# What Fantasy army build do you dislike the most?



## squeek (Jun 8, 2008)

So when you roll up for a quick game at the club, or prepare for a tournament match, what army build do you most dislike facing? Is there one that you despise facing whenever you see it, or find so dull you can't wait for the end of the game?

There are quite a few builds that people seem to find irritating to various degrees like the dual steam tank and popemobile list, or just a plain old gunline army, but is there one that is universally hated? Conversely, do you particularly enjoy playing one of the dreaded builds?

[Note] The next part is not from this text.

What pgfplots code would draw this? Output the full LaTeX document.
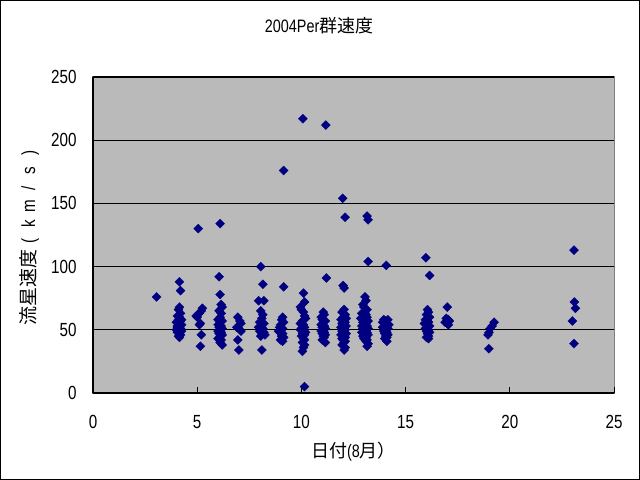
\documentclass[border=0pt]{standalone}
\usepackage{pgfplots}
\pgfplotsset{compat=1.18}
\usepackage{fontspec}
\setmainfont{Liberation Sans}[FakeStretch=0.8]
\newfontfamily\jp{Noto Sans CJK JP}
\definecolor{plotgray}{RGB}{186,186,186}
\definecolor{navy}{RGB}{0,0,128}
\definecolor{bordergray}{RGB}{128,128,128}
\newcommand\fw[1]{\makebox[17.5bp]{#1}}
\begin{document}
\begin{tikzpicture}
\begin{axis}[
  at={(0,0)}, anchor=south west,
  scale only axis, width=521bp, height=316bp,
  xmin=0, xmax=25, ymin=0, ymax=250,
  xtick={0,5,...,25}, ytick={0,50,...,250},
  tick align=inside,
  major tick length=6bp,
  axis x line*=bottom, axis y line*=left,
  axis line style={black, line width=1.2bp},
  tick style={black, line width=1bp},
  ymajorgrids, grid style={black, line width=1.1bp},
  axis background/.style={fill=plotgray, draw=bordergray, line width=1bp},
  /pgf/number format/assume math mode=true,
  tick label style={font=\fontsize{19bp}{22bp}\selectfont},
  xticklabel style={yshift=-19bp},
  yticklabel style={xshift=-13bp},
  title={2004Per{\jp 群速度}},
  title style={at={(axis description cs:0.434,1)}, anchor=center, yshift=45bp, font=\fontsize{18bp}{21bp}\selectfont},
  xlabel={{\jp 日付}(8{\jp 月）}},
  xlabel style={at={(axis description cs:0.5,-0.187)}, anchor=center, font=\fontsize{18bp}{21bp}\selectfont},
  ylabel={{\jp 流星速度}\fw{(}\fw{k}\fw{m}\fw{/}\fw{s}\fw{)}},
  ylabel style={at={(axis description cs:-0.1228,0.5)}, anchor=center, font=\fontsize{19bp}{22bp}\selectfont},
]
\addplot[only marks, mark=square*, mark size=3.2bp, mark options={rotate=45, fill=navy, draw=navy, line width=0.3bp}] coordinates {
(3.05,76)
(4.15,88) (4.2,81) (4.15,68) (4.1,66) (4.2,63) (4.05,61) (4.15,60) (4.1,58) (4.2,57) (4.0,56) (4.1,55) (4.25,54) (4.05,53) (4.15,52) (4.2,51) (4.0,50) (4.1,49) (4.25,49) (4.05,48) (4.15,47) (4.2,46) (4.1,45) (4.15,44) (4.05,52) (4.25,58)
(5.05,130) (5.25,67) (5.2,65) (5.1,63) (4.95,61) (5.0,60) (5.15,55) (5.1,54) (5.2,46) (5.15,37)
(6.1,134) (6.05,92) (6.1,78) (6.15,70) (6.2,68) (6.05,65) (6.15,63) (6.1,60) (6.0,58) (6.2,57) (6.1,56) (6.0,54) (6.15,53) (6.05,52) (6.2,51) (6.1,50) (6.0,49) (6.15,48) (6.05,47) (6.2,46) (6.1,45) (6.0,43) (6.15,42) (6.1,40) (6.2,38)
(6.95,60) (7.05,57) (7.1,55) (6.9,52) (7.0,51) (7.1,49) (6.95,42) (7.0,34)
(8.05,100) (8.15,86) (7.95,73) (8.2,73) (8.05,65) (8.15,62) (8.1,59) (8.0,56) (8.2,55) (8.05,53) (7.95,52) (8.15,51) (8.1,50) (8.0,49) (8.2,48) (8.1,47) (8.25,46) (8.05,45) (8.1,34)
(9.15,176) (9.15,84) (9.1,60) (9.05,58) (9.15,56) (9.0,54) (8.95,52) (9.1,51) (9.05,50) (8.9,49) (9.0,48) (9.1,47) (9.05,45) (9.15,44) (9.0,42) (9.1,41)
(10.07,217) (10.1,79) (10.15,72) (9.95,68) (10.0,66) (10.1,64) (10.15,61) (10.2,59) (10.05,57) (9.95,55) (10.1,54) (10.15,52) (10.0,51) (9.95,50) (10.1,49) (10.2,48) (10.05,47) (10.15,46) (10.0,45) (10.1,43) (10.15,42) (10.05,40) (10.15,38) (10.1,36) (10.05,33) (10.15,5)
(11.17,212) (11.2,91) (11.05,64) (11.1,62) (10.95,60) (11.0,58) (11.15,57) (11.05,56) (10.95,54) (11.1,53) (11.0,52) (11.15,51) (11.05,50) (10.95,49) (11.1,48) (11.0,47) (11.15,46) (11.05,45) (11.1,44) (11.0,42) (11.15,40)
(11.98,154) (12.1,139) (12.0,85) (12.05,83) (12.05,66) (11.95,64) (12.1,62) (12.0,60) (12.15,59) (11.9,58) (12.05,57) (12.1,56) (11.95,55) (12.0,54) (12.15,53) (11.9,52) (12.05,51) (12.1,50) (11.95,49) (12.0,48) (12.15,47) (11.9,46) (12.05,45) (12.1,44) (11.95,43) (12.0,42) (12.1,41) (12.05,40) (11.95,38) (12.1,36) (12.05,34)
(13.15,140) (13.2,137) (13.2,104) (13.05,76) (13.1,73) (12.95,70) (13.0,68) (13.15,66) (13.05,64) (12.9,63) (13.1,62) (13.0,61) (13.15,60) (12.85,59) (13.05,58) (13.2,57) (12.95,56) (13.1,55) (13.0,54) (12.9,53) (13.15,53) (13.05,52) (12.95,51) (13.2,51) (13.1,50) (13.0,49) (12.9,48) (13.15,48) (13.05,47) (13.2,46) (12.95,45) (13.1,44) (13.0,43) (13.15,42) (13.1,41) (13.2,39) (13.15,37)
(14.07,101) (13.95,58) (14.15,58) (14.05,57) (13.9,56) (14.1,55) (14.2,54) (14.0,53) (13.9,52) (14.15,51) (14.05,50) (13.95,49) (14.1,48) (14.0,47) (14.15,46) (14.05,45) (14.1,44) (14.0,43) (14.1,41)
(15.97,107) (16.15,93) (16.05,66) (16.1,64) (16.0,62) (16.15,60) (15.95,58) (16.05,57) (16.1,56) (15.9,55) (16.0,54) (16.15,53) (16.05,52) (15.95,51) (16.1,50) (16.0,49) (16.15,48) (16.05,47) (16.1,45) (16.0,44) (16.1,43)
(17.0,68) (16.95,59) (17.05,58) (17.1,57) (16.9,56) (17.0,55) (17.05,54)
(19.25,56) (19.15,53) (19.05,51) (19.0,48) (18.95,46) (19.0,35)
(23.08,113) (23.1,72) (23.15,67) (23.0,57) (23.08,39)
};
\end{axis}
\draw[black, line width=1.5bp] (-92.25bp,-86.25bp) rectangle (546.25bp,392.25bp);
\end{tikzpicture}
\end{document}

Personally, as an O&G player I am not that bothered by gunlines, but I do rather dislike the dual GD daemon lists, particularly the keeper and thirster based lists as two fast moving, terror causing, carnage machines is bad news usually!


----------



## Gharof von Carstein (May 19, 2008)

i dislike all knight WoC armies... more than one unit of chaos knights with heroes in them for almost half the points my blood knights cost while being able to do the same dmg (and still get a higher armour save!) i cried when they took out my blood knights and general in one stinkin turn....


----------



## neilbatte (Jan 2, 2008)

I dislike games against warriors of chaos lists in general as they tend to to be just a case of shoot until your fingers bleed then either get chopped to bits by the survivors or watch them bounce off (normally the first option) 
Gun line against gun line battles tend to be long and tedious especially when any combat units get destroyed in the first turns.
The only army that I really faced that stopped me enjoying the game though was a Morghur spam list where I was facing more than 6 free spawn in the first turn, couldn't shoot Morghur to stop more coming in the next turn and my scroll caddy was rendered fairly useless as it was to dangerous to risk the one useful spell thanks to the extra miscast potential. All that before half his army turned up behind mine but thats the risks you take when you play friendly lists vs tournament players. Plus my opponent was a complete tool who liked to let you know army specific rules just as they screwed you over and wouldn't let me see his rules until they came up.


----------



## Lord Sinkoran (Dec 23, 2006)

I hate fast cavelry armies. and 2 GD armies


----------



## crimson skull (Aug 3, 2008)

All heavy cavalry can be sooo boring (bretonians) spring to mind.


----------



## Vaz (Mar 19, 2008)

All Fast Cavalry armies - Marauders and Glade Riders =(.

Marauder Spam as well =D.


----------



## Wiccus (Jun 2, 2008)

I hate really magic heavy armies like VC. One army that was horrible was also VC at an ard boyz tournament. He had a crapload of wraiths and there was nothing I could do against them and way too many casting dice so anything I killed came back next turn. I also really hate dwarf gun lines. Empire gun lines I can deal with because my hard combat troops can tear empire to shreds. Dwarves on the other hand are tough and have great armour and can withstand charges from the burliest unit and shrug it off. My friends unit that is Ld 10, stubborn with a re-roll.


----------



## Nato13 (Aug 9, 2008)

I find it really REALLY dull playing against 'the good ol' gunline', although it's not overly difficult to get used to and take down a gunline, it just gets plain boring after the 5th or 6th time...


----------



## Captain Galus (Jan 2, 2008)

Empire, Dwarf, and Dark Elf gunline lists are boring as hell to play.

Strategy: Rush and hope someone makes it to the line intact, and this rarely every happens against a good gunline player.


----------



## DarknessDawns (Oct 21, 2007)

thorek gunline


----------